Interesting Facts about Nitrogen


  • About 2.5 percent of the weight of living organisms comes from nitrogen in organic molecules.
  • Many of the molecules of life contain nitrogen. It is the fourth most abundant element in the human body.
  • The nitrogen compound nitroglycerin has two rather different uses: blowing things up, and relief of angina, a life threatening heart condition.
  • Alfred Nobel funded the annual Nobel Prizes with the fortune he made from manufacturing dynamite, whose key ingredient is nitroglycerin. Ironically, in his later years he suffered from angina and took nitroglycerin to relieve the symptoms.
  • Neptune’s satellite Triton has five mile high, nitrogen-powered geysers.
  • Like Earth, Triton’s atmosphere is mainly nitrogen, but Triton is so cold the nitrogen sits on the surface as a rock-hard solid. The solid nitrogen allows the feeble light arriving from the sun to pass through it. Dark impurities in the nitrogen ice or in darker rocks below the ice warm up slightly in the sunlight, melting and vaporizing the solid nitrogen, which eventually breaks through the solid nitrogen as geysers which push ice particles one to five miles above Triton’s frozen surface.
  • Nitrogen is the seventh most abundant element in the universe.
  • In 1919, the world learned for the first time that atomic nuclei could be disintegrated. Ernest Rutherford reported that he had bombarded nitrogen gas with alpha-particles (helium nuclei) and found hydrogen was produced. (Further research by Patrick Blackett showed that the alpha particles had transmuted nitrogen-14 to oxygen-17 plus hydrogen.)
  • The universe’s nitrogen was made, and is being made, by the CNO cycle in stars heavier than our sun. 

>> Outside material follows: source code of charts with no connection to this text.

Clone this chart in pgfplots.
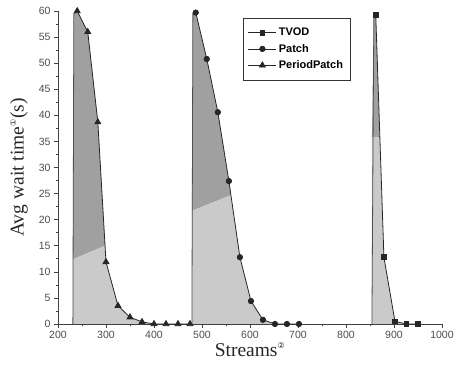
\documentclass[border=0pt]{standalone}
\usepackage{pgfplots}
\pgfplotsset{compat=1.18}
\usepackage{fontspec}
\setmainfont{Liberation Serif}
\newfontfamily\arial{Liberation Sans}
\newfontfamily\dejavu{DejaVu Sans}
\definecolor{darkfill}{RGB}{160,160,160}
\definecolor{lightfill}{RGB}{202,202,202}
\definecolor{edge}{RGB}{80,80,80}
\begin{document}
\begin{tikzpicture}
\useasboundingbox (-58pt,-51pt) rectangle (401pt,324pt);
\begin{axis}[at={(0,0)},anchor=south west,
  scale only axis, width=384pt, height=313pt,
  xmin=200, xmax=1000, ymin=0, ymax=60,
  axis lines*=left, clip=false,
  axis line style={black!75, line width=0.6pt},
  xtick={200,300,...,1000}, minor x tick num=1,
  ytick={0,5,...,60}, minor y tick num=1,
  tick align=outside, major tick length=4pt, minor tick length=2pt,
  tick style={black!75, line width=0.6pt},
  tick label style={font=\arial\fontsize{10.5}{12}\selectfont, text=black!70},
  /pgf/number format/assume math mode=true,
  /pgf/number format/1000 sep={},
  xlabel={Streams\textsuperscript{\dejavu\footnotesize ②}},
  ylabel={Avg wait time\textsuperscript{\dejavu\footnotesize ①}(s)},
  label style={font=\fontsize{19.5}{22}\selectfont, text=black!85},
  xlabel style={yshift=3pt},
  ylabel style={yshift=4pt},
  legend style={at={(axis cs:585,58.7)}, anchor=north west, draw=black!80,
    font=\arial\bfseries\fontsize{11}{12}\selectfont, row sep=3pt,
    inner xsep=5pt, inner ysep=8pt, cells={anchor=west}},
  legend image code/.code={\draw[mark repeat=2,mark phase=2] plot coordinates {(0pt,0pt)(14pt,0pt)(28pt,0pt)};},
]
% PeriodPatch area
\addplot[fill=darkfill, draw=none, forget plot] coordinates {(231,12.4)(233,59.5)(240,60)(262,56)(283,38.7)(298.1,15.0)} -- cycle;
\addplot[fill=lightfill, draw=none, forget plot] coordinates {(231,0)(231,12.4)(298.1,15.0)(300,11.9)(325,3.5)(350,1.3)(375,0.4)(400,0)} -- cycle;
\addplot[draw=edge, line width=0.8pt, forget plot] coordinates {(231,0)(233,59.5)(240,60)};
% Patch area
\addplot[fill=darkfill, draw=none, forget plot] coordinates {(479,21.7)(481,59.5)(487,59.7)(510,50.8)(533,40.6)(556,27.4)(560.2,24.7)} -- cycle;
\addplot[fill=lightfill, draw=none, forget plot] coordinates {(479,0)(479,21.7)(560.2,24.7)(579,12.8)(602,4.4)(627,0.8)(652,0)} -- cycle;
\addplot[draw=edge, line width=0.8pt, forget plot] coordinates {(479,0)(481,59.5)(487,59.7)};
% TVOD area
\addplot[fill=darkfill, draw=none, forget plot] coordinates {(854,35.7)(858,59)(862,59.2)(870.4,35.8)} -- cycle;
\addplot[fill=lightfill, draw=none, forget plot] coordinates {(854,0)(854,35.7)(870.4,35.8)(879,12.8)(902,0.5)(926,0)} -- cycle;
\addplot[draw=edge, line width=0.8pt, forget plot] coordinates {(854,0)(858,59)(862,59.2)};
% curves
\addplot[black!85, line width=0.8pt, mark=square*, mark size=2.4pt, mark options={solid,fill=black!85}] coordinates {(862,59.2)(879,12.8)(902,0.5)(926,0)(950,0)};
\addlegendentry{TVOD}
\addplot[black!85, line width=0.8pt, mark=*, mark size=2.7pt, mark options={solid,fill=black!85}] coordinates {(487,59.7)(510,50.8)(533,40.6)(556,27.4)(579,12.8)(602,4.4)(627,0.8)(652,0)(677,0)(702,0)};
\addlegendentry{Patch}
\addplot[black!85, line width=0.8pt, mark=triangle*, mark size=3.4pt, mark options={solid,fill=black!85}] coordinates {(240,60)(262,56)(283,38.7)(300,11.9)(325,3.5)(350,1.3)(375,0.4)(400,0)(425,0)(450,0)(475,0)};
\addlegendentry{PeriodPatch}
\end{axis}
\end{tikzpicture}
\end{document}
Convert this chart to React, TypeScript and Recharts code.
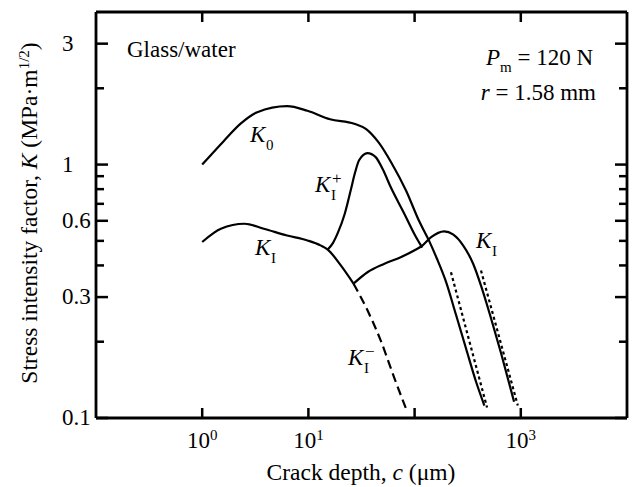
import { LineChart, Line, XAxis, YAxis } from 'recharts';

// Crack depth c (um) and stress intensity K (MPa m^1/2)
const k0C = [1, 1.6, 2.3, 3.3, 6.3, 9.8, 16, 27, 35, 46, 61, 83, 110, 137, 162, 197, 245, 305, 379, 454];
const k0K = [1.0, 1.24, 1.45, 1.61, 1.7, 1.63, 1.51, 1.45, 1.38, 1.22, 1.01, 0.79, 0.6, 0.5, 0.426, 0.346, 0.256, 0.188, 0.139, 0.112];

// K_I from c = 1 through the K_I+ branch point down to the K_I- branch point
const kiC = [1, 1.5, 2.5, 3.8, 6.3, 9.8, 13, 15.2, 20.2, 26.6];
const kiK = [0.495, 0.558, 0.584, 0.558, 0.525, 0.502, 0.48, 0.462, 0.4, 0.339];

// K_I+ loop
const kiPlusC = [15.2, 17, 19, 22, 25, 27.5, 30, 36, 43, 50, 60, 80, 100, 118];
const kiPlusK = [0.462, 0.49, 0.54, 0.64, 0.79, 0.93, 1.04, 1.11, 1.07, 0.96, 0.81, 0.64, 0.53, 0.47];

// K_I after the jump, up to the second maximum and down
const kiRightC = [26.6, 36, 52, 74, 99, 119, 143, 190, 230, 286, 355, 422, 525, 652, 864];
const kiRightK = [0.339, 0.376, 0.406, 0.431, 0.458, 0.48, 0.517, 0.545, 0.53, 0.48, 0.407, 0.333, 0.247, 0.18, 0.116];

// K_I- (dashed)
const kiMinusC = [26.6, 36, 48, 64, 85];
const kiMinusK = [0.339, 0.266, 0.202, 0.145, 0.106];

// asymptotes (dotted)
const asym1C = [220, 481];
const asym1K = [0.376, 0.11];
const asym2C = [422, 937];
const asym2K = [0.382, 0.112];

const X_TICKS = [1, 10, 100, 1000];
const X_TICK_EXP = ['0', '1', '', '3'];
const Y_TICKS = [0.1, 0.2, 0.3, 0.4, 0.5, 0.6, 0.7, 0.8, 0.9, 1, 2, 3];
const Y_TICK_LABELS = ['0.1', '', '0.3', '', '', '0.6', '', '', '', '1', '', '3'];

const FONT = "'Liberation Serif', 'Times New Roman', serif";
const FS = 23;
const AXIS_W = 2.8;

const pts = (c: number[], k: number[]) => c.map((v, i) => ({ c: v, k: k[i] }));

const BottomTick = (props: any) => {
  const { x, y, payload } = props;
  const exp = X_TICK_EXP[X_TICKS.indexOf(payload.value)];
  return (
    <g>
      <line x1={x} y1={y} x2={x} y2={y - 10} stroke="#000" strokeWidth={2.5} />
      {exp && (
        <text x={x} y={y + 30} textAnchor="middle" fontFamily={FONT} fontSize={FS} fill="#000">
          10<tspan dy={-8} fontSize={15}>{exp}</tspan>
        </text>
      )}
    </g>
  );
};

const TopTick = (props: any) => {
  const { x, y } = props;
  return <line x1={x} y1={y} x2={x} y2={y + 10} stroke="#000" strokeWidth={2.5} />;
};

const LeftTick = (props: any) => {
  const { x, y, payload } = props;
  const label = Y_TICK_LABELS[Y_TICKS.indexOf(payload.value)];
  return (
    <g>
      <line x1={x} y1={y} x2={x + (label ? 12 : 8)} y2={y} stroke="#000" strokeWidth={2.5} />
      {label && (
        <text x={x - 34} y={y + 7} textAnchor="start" fontFamily={FONT} fontSize={FS} fill="#000">
          {label}
        </text>
      )}
    </g>
  );
};

const RightTick = (props: any) => {
  const { x, y, payload } = props;
  const label = Y_TICK_LABELS[Y_TICKS.indexOf(payload.value)];
  return <line x1={x} y1={y} x2={x - (label ? 12 : 8)} y2={y} stroke="#000" strokeWidth={2.5} />;
};

const KLabel = ({ x, y, sub, sup }: { x: number; y: number; sub: string; sup?: string }) => (
  <g fontFamily={FONT} fill="#000">
    <text x={x} y={y} fontSize={FS} fontStyle="italic">K</text>
    <text x={x + 16} y={y + 8} fontSize={15}>{sub}</text>
    {sup && <text x={x + 17} y={y - 8} fontSize={17}>{sup}</text>}
  </g>
);

export default function App() {
  const lineProps = {
    dataKey: 'k',
    type: 'monotone' as const,
    stroke: '#000',
    strokeWidth: 2.2,
    dot: false,
    activeDot: false,
    isAnimationActive: false,
  };

  return (
    <div style={{ position: 'absolute', left: 0, top: 0, background: '#fff' }}>
      <LineChart width={634} height={487} margin={{ top: 11, right: 6, bottom: 0, left: 0 }}>
        <XAxis
          type="number"
          dataKey="c"
          scale="log"
          domain={[0.1, 10000]}
          allowDataOverflow
          ticks={X_TICKS}
          interval={0}
          height={69}
          tickSize={0}
          tickMargin={0}
          tickLine={false}
          axisLine={{ stroke: '#000', strokeWidth: AXIS_W }}
          tick={<BottomTick />}
        />
        <XAxis
          xAxisId="top"
          orientation="top"
          type="number"
          dataKey="c"
          scale="log"
          domain={[0.1, 10000]}
          allowDataOverflow
          ticks={X_TICKS}
          interval={0}
          height={1}
          tickSize={0}
          tickMargin={0}
          tickLine={false}
          axisLine={{ stroke: '#000', strokeWidth: AXIS_W }}
          tick={<TopTick />}
        />
        <YAxis
          type="number"
          scale="log"
          domain={[0.1, 4]}
          allowDataOverflow
          ticks={Y_TICKS}
          interval={0}
          width={96}
          tickSize={0}
          tickMargin={0}
          tickLine={false}
          axisLine={{ stroke: '#000', strokeWidth: AXIS_W }}
          tick={<LeftTick />}
        />
        <YAxis
          yAxisId="right"
          orientation="right"
          type="number"
          scale="log"
          domain={[0.1, 4]}
          allowDataOverflow
          ticks={Y_TICKS}
          interval={0}
          width={1}
          tickSize={0}
          tickMargin={0}
          tickLine={false}
          axisLine={{ stroke: '#000', strokeWidth: AXIS_W }}
          tick={<RightTick />}
        />

        <Line {...lineProps} data={pts(k0C, k0K)} />
        <Line {...lineProps} data={pts(kiC, kiK)} />
        <Line {...lineProps} data={pts(kiPlusC, kiPlusK)} />
        <Line {...lineProps} data={pts(kiRightC, kiRightK)} />
        <Line {...lineProps} data={pts(kiMinusC, kiMinusK)} strokeDasharray="9 5" />
        <Line {...lineProps} type="linear" data={pts(asym1C, asym1K)} strokeDasharray="3 3" />
        {/* same scales as the main axes; attached to the frame axes so they get drawn */}
        <Line
          {...lineProps}
          type="linear"
          xAxisId="top"
          yAxisId="right"
          data={pts(asym2C, asym2K)}
          strokeDasharray="3 3"
        />

        <text x={127} y={57} fontFamily={FONT} fontSize={FS} fill="#000">Glass/water</text>
        <text x={593} y={65} textAnchor="end" fontFamily={FONT} fontSize={FS} fill="#000">
          <tspan fontStyle="italic">P</tspan>
          <tspan dy={7} fontSize={15}>m</tspan>
          <tspan dy={-7}> = 120 N</tspan>
        </text>
        <text x={596} y={100} textAnchor="end" fontFamily={FONT} fontSize={FS} fill="#000">
          <tspan fontStyle="italic">r</tspan> = 1.58 mm
        </text>

        <KLabel x={250} y={142} sub="0" />
        <KLabel x={315} y={192} sub="I" sup="+" />
        <KLabel x={255} y={255} sub="I" />
        <KLabel x={476} y={248} sub="I" />
        <KLabel x={348} y={365} sub="I" sup="−" />

        <text
          x={37}
          y={213}
          transform="rotate(-90 37 213)"
          textAnchor="middle"
          fontFamily={FONT}
          fontSize={23.5}
          fill="#000"
        >
          Stress intensity factor, <tspan fontStyle="italic">K</tspan> (MPa·m
          <tspan dy={-8} fontSize={15}>1/2</tspan>
          <tspan dy={8}>)</tspan>
        </text>
        <text x={361} y={480} textAnchor="middle" fontFamily={FONT} fontSize={23.5} fill="#000">
          Crack depth, <tspan fontStyle="italic">c</tspan> (μm)
        </text>
      </LineChart>
    </div>
  );
}
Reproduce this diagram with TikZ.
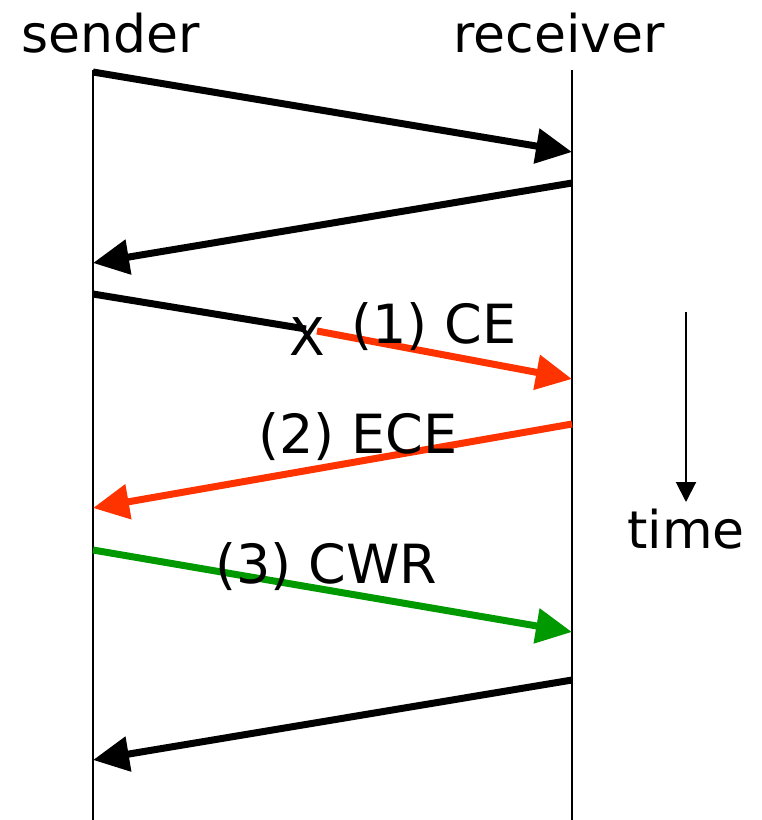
\documentclass[tikz,border=0pt]{standalone}
\usepackage{fontspec}
\setmainfont{DejaVu Sans}
\usetikzlibrary{arrows.meta}
\definecolor{ecnred}{RGB}{255,51,0}
\definecolor{ecngreen}{RGB}{0,153,0}
\begin{document}
\begin{tikzpicture}[x=1pt,y=-1pt,
  lifeline/.style={line width=1.6pt,black},
  msg/.style={line width=7pt,-{Triangle[length=36pt,width=34pt]}},
  plain/.style={line width=7pt},
  lbl/.style={inner sep=0pt,font=\fontsize{52}{60}\selectfont},
  msglbl/.style={inner sep=0pt,font=\fontsize{54}{60}\selectfont},
  timearrow/.style={line width=2pt,-{Triangle[length=20pt,width=20pt]}}]
\useasboundingbox (0,0) rectangle (762,820);

% lifelines
\coordinate (s0) at (93,70);
\coordinate (s1) at (93,820);
\coordinate (r0) at (572,70);
\coordinate (r1) at (572,820);
\draw[lifeline] (s0) -- (s1);
\draw[lifeline] (r0) -- (r1);

% headings
\node[lbl,anchor=base] (sender) at (111,52) {sender};
\node[lbl,anchor=base] (receiver) at (559,52) {receiver};

% endpoints on the lifelines
\coordinate (a1) at (93,72);   \coordinate (b1) at (572,152);
\coordinate (b2) at (572,183); \coordinate (a2) at (93,263);
\coordinate (a3) at (93,294);  \coordinate (b3) at (572,379);
\coordinate (b4) at (572,424); \coordinate (a4) at (93,508);
\coordinate (a5) at (93,550);  \coordinate (b5) at (572,632);
\coordinate (b6) at (572,680); \coordinate (a6) at (93,760);

% marking point
\node[lbl,anchor=base] (mark) at (307,355) {X};
\coordinate (m0) at (306,329);
\coordinate (m1) at (317,331);

% messages
\draw[msg] (a1) -- (b1);
\draw[msg] (b2) -- (a2);
\draw[plain] (a3) -- (m0);
\draw[msg,ecnred] (m1) -- (b3);
\draw[msg,ecnred] (b4) -- (a4);
\draw[msg,ecngreen] (a5) -- (b5);
\draw[msg] (b6) -- (a6);

% message labels
\node[msglbl,anchor=base west] (ce) at (351,343) {(1) CE};
\node[msglbl,anchor=base west] (ece) at (258,453) {(2) ECE};
\node[msglbl,anchor=base west] (cwr) at (215,583) {(3) CWR};

% time axis
\coordinate (t0) at (686,312);
\coordinate (t1) at (686,502);
\draw[timearrow] (t0) -- (t1);
\node[lbl,anchor=base] (time) at (686,548) {time};
\end{tikzpicture}
\end{document}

Appearance and Characteristics

Harmful effects:

  • Nitrogen is non-toxic under normal conditions.
  • Direct skin contact with liquid nitrogen causes severe frostbite.
  • Decompression in divers or astronauts can cause the ‘bends’ – a potentially fatal condition when nitrogen bubbles form in the bloodstream.

Characteristics:

  • Nitrogen is a colorless, odorless, tasteless, diatomic and generally inert gas at standard temperature and pressure.
  • At atmospheric pressure, nitrogen is liquid between 63 K and 77 K.
  • Liquids colder than this are considerably more expensive to make than liquid nitrogen is.

Uses of Nitrogen

  • Nitrogen is used to produce ammonia (Haber process) and fertilizers, vital for current food production methods. It is also used to manufacture nitric acid (Ostwald process).
  • In enhanced oil recovery, high pressure nitrogen is used to force crude oil that would otherwise not be recovered out of oil wells. Nitrogen’s inert qualities find use in the chemical and petroleum industries to blanket storage tanks with an inert layer of gas.
  • Liquid nitrogen is used as a refrigerant. Superconductors for practical technologies should ideally have no electrical resistance at temperatures higher than 63 K because this temperature is achievable relatively cheaply using liquid nitrogen. Lower temperatures come with a much higher price tag.
  • While elemental nitrogen is not very reactive, many of nitrogen’s compounds are unstable. Most explosives are nitrogen compounds – gun powder (based on potassium nitrate), nitroglycerin, trinitro-toluene (TNT), nitrocellulose (gun cotton) nitroglycerin and ammonium nitrate are a few examples.
  • Oxides naturally form in steel during welding and these weaken the weld. Nitrogen can be used to exclude oxygen during welding, resulting in better welds.
  • In the natural world, the nitrogen cycle is of crucial importance to living organisms. Nitrogen is taken from the atmosphere and converted to nitrates through lightning storms and nitrogen fixing bacteria. The nitrates fertilize plant growth where the nitrogen becomes bound in amino acids, DNA and proteins. It can then be eaten by animals. Eventually the nitrogen from the plants and animals returns to the soil and atmosphere and the cycle repeats.